▼

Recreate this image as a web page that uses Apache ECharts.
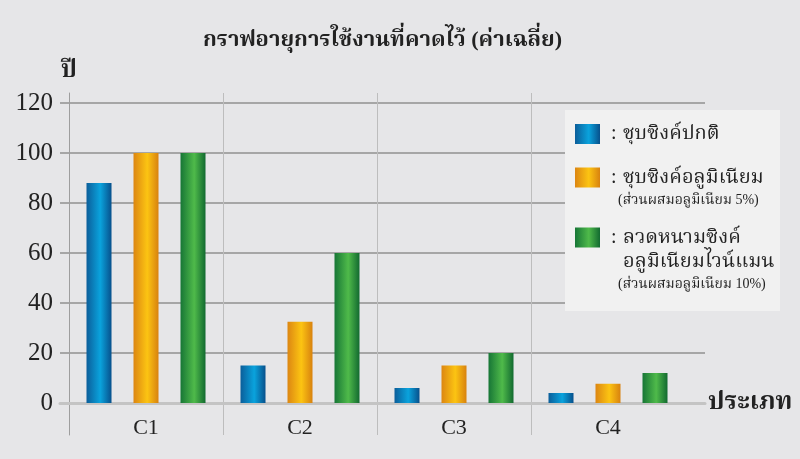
<!DOCTYPE html>
<html>
<head>
<meta charset="utf-8">
<script src="https://cdn.jsdelivr.net/npm/echarts@6/dist/echarts.min.js"></script>
<style>
html,body{margin:0;padding:0;background:#e6e6e8;}
#chart{width:800px;height:459px;}
</style>
</head>
<body>
<div id="chart"></div>
<script>
const categories = ['C1', 'C2', 'C3', 'C4'];
const seriesNames = ['ชุบซิงค์ปกติ', 'ชุบซิงค์อลูมิเนียม', 'ลวดหนามซิงค์อลูมิเนียมไวน์แมน'];
const normalZinc = [88, 15, 6, 4];
const zincAlu5 = [100, 32.5, 15, 7.7];
const zincAlu10 = [100, 60, 20, 12];
const yTicks = [0, 20, 40, 60, 80, 100, 120];

const FONT = '"Liberation Serif", "Noto Serif Thai", "Noto Sans Thai", serif';

function grad(c0, c1, c2) {
  return {type: 'linear', x: 0, y: 0, x2: 1, y2: 0,
    colorStops: [{offset: 0, color: c0}, {offset: 0.55, color: c1}, {offset: 1, color: c2}]};
}
const colors = [
  grad('#0b5e9a', '#0aa3dd', '#07508c'),
  grad('#dc8612', '#fcc412', '#d8820f'),
  grad('#177636', '#4fba4a', '#126a30')
];

const rich = {
  sp: {fontSize: 4, lineHeight: 21},
  sp2: {fontSize: 4, lineHeight: 45},
  p: {width: 6, fontSize: 20, lineHeight: 24},
  c: {width: 12, fontSize: 20, lineHeight: 24, fontFamily: FONT, color: '#222'},
  m: {fontSize: 20, lineHeight: 24, fontFamily: FONT, color: '#222'},
  ind: {width: 18, fontSize: 20, lineHeight: 24},
  ps: {width: 13, fontSize: 14, lineHeight: 21},
  s: {fontSize: 14, lineHeight: 21, fontFamily: FONT, color: '#222'}
};

function legend(name, top, fmt) {
  return {
    data: [{name: name, icon: 'rect'}], left: 575, top: top, padding: 0, orient: 'vertical',
    itemWidth: 25, itemHeight: 20, selectedMode: false, z: 10,
    textStyle: {rich: rich},
    formatter: fmt
  };
}

const option = {
  backgroundColor: '#e6e6e8',
  animation: false,
  title: {
    text: 'กราฟอายุการใช้งานที่คาดไว้ (ค่าเฉลี่ย)',
    left: 198, top: 24,
    textStyle: {fontFamily: FONT, fontWeight: 'bold', fontSize: 22, color: '#222'}
  },
  graphic: [{
    type: 'rect', z: 3, shape: {x: 565, y: 110, width: 215, height: 201},
    style: {fill: '#f1f1f1'}
  }],
  legend: [
    legend(seriesNames[0], 124, () => '{p| }{c|:}{m|' + seriesNames[0] + '}'),
    legend(seriesNames[1], 153, () => '{sp| }\n{p| }{c|:}{m|' + seriesNames[1] + '}\n{ps| }{s|(ส่วนผสมอลูมิเนียม 5%)}'),
    legend(seriesNames[2], 201, () => '{sp2| }\n{p| }{c|:}{m|ลวดหนามซิงค์}\n{ind| }{m|อลูมิเนียมไวน์แมน}\n{ps| }{s|(ส่วนผสมอลูมิเนียม 10%)}')
  ],
  grid: [
    {left: 60, right: 95, top: 103, bottom: 56},
    {left: 69, right: 115, top: 103, bottom: 56},
    {left: 69, width: 462, top: 93, bottom: 24}
  ],
  xAxis: [
    {gridIndex: 0, type: 'category', data: categories,
     axisLine: {show: true, lineStyle: {color: '#c4c4c4', width: 3}},
     axisTick: {show: false}, axisLabel: {show: false}, splitLine: {show: false},
     name: 'ประเภท', nameLocation: 'end', nameGap: 3,
     nameTextStyle: {fontFamily: FONT, fontSize: 25, fontWeight: 'bold', color: '#222', verticalAlign: 'middle'}},
    {gridIndex: 1, type: 'category', data: categories,
     axisLine: {show: false}, axisTick: {show: false}, splitLine: {show: false},
     axisLabel: {fontFamily: FONT, fontSize: 22, color: '#222', margin: 14}},
    {gridIndex: 2, type: 'category', data: ['a', 'b', 'c'],
     axisLine: {show: false}, axisTick: {show: false}, axisLabel: {show: false},
     splitLine: {show: true, lineStyle: {color: '#bdbdbd', width: 1}}}
  ],
  yAxis: [
    {gridIndex: 0, type: 'value', min: 0, max: 120, interval: 20,
     axisLine: {show: false}, axisTick: {show: false},
     axisLabel: {fontFamily: FONT, fontSize: 25, color: '#222', margin: 7,
       formatter: v => yTicks.includes(v) ? String(v) : ''},
     splitLine: {show: true, lineStyle: {color: '#a6a6a6', width: 2}}},
    {gridIndex: 1, type: 'value', min: 0, max: 120, interval: 20,
     axisLine: {show: false}, axisTick: {show: false}, axisLabel: {show: false}, splitLine: {show: false},
     name: 'ปี', nameLocation: 'end', nameGap: 20,
     nameTextStyle: {fontFamily: FONT, fontSize: 24, fontWeight: 'bold', color: '#222', align: 'center'}},
    {gridIndex: 2, type: 'value', min: 0, max: 1,
     axisLine: {show: true, lineStyle: {color: '#9e9e9e', width: 1}},
     axisTick: {show: false}, axisLabel: {show: false}, splitLine: {show: false}}
  ],
  series: [
    {name: seriesNames[0], type: 'bar', xAxisIndex: 1, yAxisIndex: 1, data: normalZinc,
     barWidth: 25, barGap: '88%', itemStyle: {color: colors[0]}},
    {name: seriesNames[1], type: 'bar', xAxisIndex: 1, yAxisIndex: 1, data: zincAlu5,
     barWidth: 25, barGap: '88%', itemStyle: {color: colors[1]}},
    {name: seriesNames[2], type: 'bar', xAxisIndex: 1, yAxisIndex: 1, data: zincAlu10,
     barWidth: 25, barGap: '88%', itemStyle: {color: colors[2]}}
  ]
};

const chart = echarts.init(document.getElementById('chart'), null, {renderer: 'canvas'});
chart.setOption(option);
</script>
</body>
</html>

▲

**Task directions**
Write out the listing word for word, omitting the pictures it holds.

**Finished task**
Recreate this image as a web page that uses Apache ECharts.
<!DOCTYPE html>
<html>
<head>
<meta charset="utf-8">
<script src="https://cdn.jsdelivr.net/npm/echarts@6/dist/echarts.min.js"></script>
<style>
html,body{margin:0;padding:0;background:#e6e6e8;}
#chart{width:800px;height:459px;}
</style>
</head>
<body>
<div id="chart"></div>
<script>
const categories = ['C1', 'C2', 'C3', 'C4'];
const seriesNames = ['ชุบซิงค์ปกติ', 'ชุบซิงค์อลูมิเนียม', 'ลวดหนามซิงค์อลูมิเนียมไวน์แมน'];
const normalZinc = [88, 15, 6, 4];
const zincAlu5 = [100, 32.5, 15, 7.7];
const zincAlu10 = [100, 60, 20, 12];
const yTicks = [0, 20, 40, 60, 80, 100, 120];

const FONT = '"Liberation Serif", "Noto Serif Thai", "Noto Sans Thai", serif';

function grad(c0, c1, c2) {
  return {type: 'linear', x: 0, y: 0, x2: 1, y2: 0,
    colorStops: [{offset: 0, color: c0}, {offset: 0.55, color: c1}, {offset: 1, color: c2}]};
}
const colors = [
  grad('#0b5e9a', '#0aa3dd', '#07508c'),
  grad('#dc8612', '#fcc412', '#d8820f'),
  grad('#177636', '#4fba4a', '#126a30')
];

const rich = {
  sp: {fontSize: 4, lineHeight: 21},
  sp2: {fontSize: 4, lineHeight: 45},
  p: {width: 6, fontSize: 20, lineHeight: 24},
  c: {width: 12, fontSize: 20, lineHeight: 24, fontFamily: FONT, color: '#222'},
  m: {fontSize: 20, lineHeight: 24, fontFamily: FONT, color: '#222'},
  ind: {width: 18, fontSize: 20, lineHeight: 24},
  ps: {width: 13, fontSize: 14, lineHeight: 21},
  s: {fontSize: 14, lineHeight: 21, fontFamily: FONT, color: '#222'}
};

function legend(name, top, fmt) {
  return {
    data: [{name: name, icon: 'rect'}], left: 575, top: top, padding: 0, orient: 'vertical',
    itemWidth: 25, itemHeight: 20, selectedMode: false, z: 10,
    textStyle: {rich: rich},
    formatter: fmt
  };
}

const option = {
  backgroundColor: '#e6e6e8',
  animation: false,
  title: {
    text: 'กราฟอายุการใช้งานที่คาดไว้ (ค่าเฉลี่ย)',
    left: 198, top: 24,
    textStyle: {fontFamily: FONT, fontWeight: 'bold', fontSize: 22, color: '#222'}
  },
  graphic: [{
    type: 'rect', z: 3, shape: {x: 565, y: 110, width: 215, height: 201},
    style: {fill: '#f1f1f1'}
  }],
  legend: [
    legend(seriesNames[0], 124, () => '{p| }{c|:}{m|' + seriesNames[0] + '}'),
    legend(seriesNames[1], 153, () => '{sp| }\n{p| }{c|:}{m|' + seriesNames[1] + '}\n{ps| }{s|(ส่วนผสมอลูมิเนียม 5%)}'),
    legend(seriesNames[2], 201, () => '{sp2| }\n{p| }{c|:}{m|ลวดหนามซิงค์}\n{ind| }{m|อลูมิเนียมไวน์แมน}\n{ps| }{s|(ส่วนผสมอลูมิเนียม 10%)}')
  ],
  grid: [
    {left: 60, right: 95, top: 103, bottom: 56},
    {left: 69, right: 115, top: 103, bottom: 56},
    {left: 69, width: 462, top: 93, bottom: 24}
  ],
  xAxis: [
    {gridIndex: 0, type: 'category', data: categories,
     axisLine: {show: true, lineStyle: {color: '#c4c4c4', width: 3}},
     axisTick: {show: false}, axisLabel: {show: false}, splitLine: {show: false},
     name: 'ประเภท', nameLocation: 'end', nameGap: 3,
     nameTextStyle: {fontFamily: FONT, fontSize: 25, fontWeight: 'bold', color: '#222', verticalAlign: 'middle'}},
    {gridIndex: 1, type: 'category', data: categories,
     axisLine: {show: false}, axisTick: {show: false}, splitLine: {show: false},
     axisLabel: {fontFamily: FONT, fontSize: 22, color: '#222', margin: 14}},
    {gridIndex: 2, type: 'category', data: ['a', 'b', 'c'],
     axisLine: {show: false}, axisTick: {show: false}, axisLabel: {show: false},
     splitLine: {show: true, lineStyle: {color: '#bdbdbd', width: 1}}}
  ],
  yAxis: [
    {gridIndex: 0, type: 'value', min: 0, max: 120, interval: 20,
     axisLine: {show: false}, axisTick: {show: false},
     axisLabel: {fontFamily: FONT, fontSize: 25, color: '#222', margin: 7,
       formatter: v => yTicks.includes(v) ? String(v) : ''},
     splitLine: {show: true, lineStyle: {color: '#a6a6a6', width: 2}}},
    {gridIndex: 1, type: 'value', min: 0, max: 120, interval: 20,
     axisLine: {show: false}, axisTick: {show: false}, axisLabel: {show: false}, splitLine: {show: false},
     name: 'ปี', nameLocation: 'end', nameGap: 20,
     nameTextStyle: {fontFamily: FONT, fontSize: 24, fontWeight: 'bold', color: '#222', align: 'center'}},
    {gridIndex: 2, type: 'value', min: 0, max: 1,
     axisLine: {show: true, lineStyle: {color: '#9e9e9e', width: 1}},
     axisTick: {show: false}, axisLabel: {show: false}, splitLine: {show: false}}
  ],
  series: [
    {name: seriesNames[0], type: 'bar', xAxisIndex: 1, yAxisIndex: 1, data: normalZinc,
     barWidth: 25, barGap: '88%', itemStyle: {color: colors[0]}},
    {name: seriesNames[1], type: 'bar', xAxisIndex: 1, yAxisIndex: 1, data: zincAlu5,
     barWidth: 25, barGap: '88%', itemStyle: {color: colors[1]}},
    {name: seriesNames[2], type: 'bar', xAxisIndex: 1, yAxisIndex: 1, data: zincAlu10,
     barWidth: 25, barGap: '88%', itemStyle: {color: colors[2]}}
  ]
};

const chart = echarts.init(document.getElementById('chart'), null, {renderer: 'canvas'});
chart.setOption(option);
</script>
</body>
</html>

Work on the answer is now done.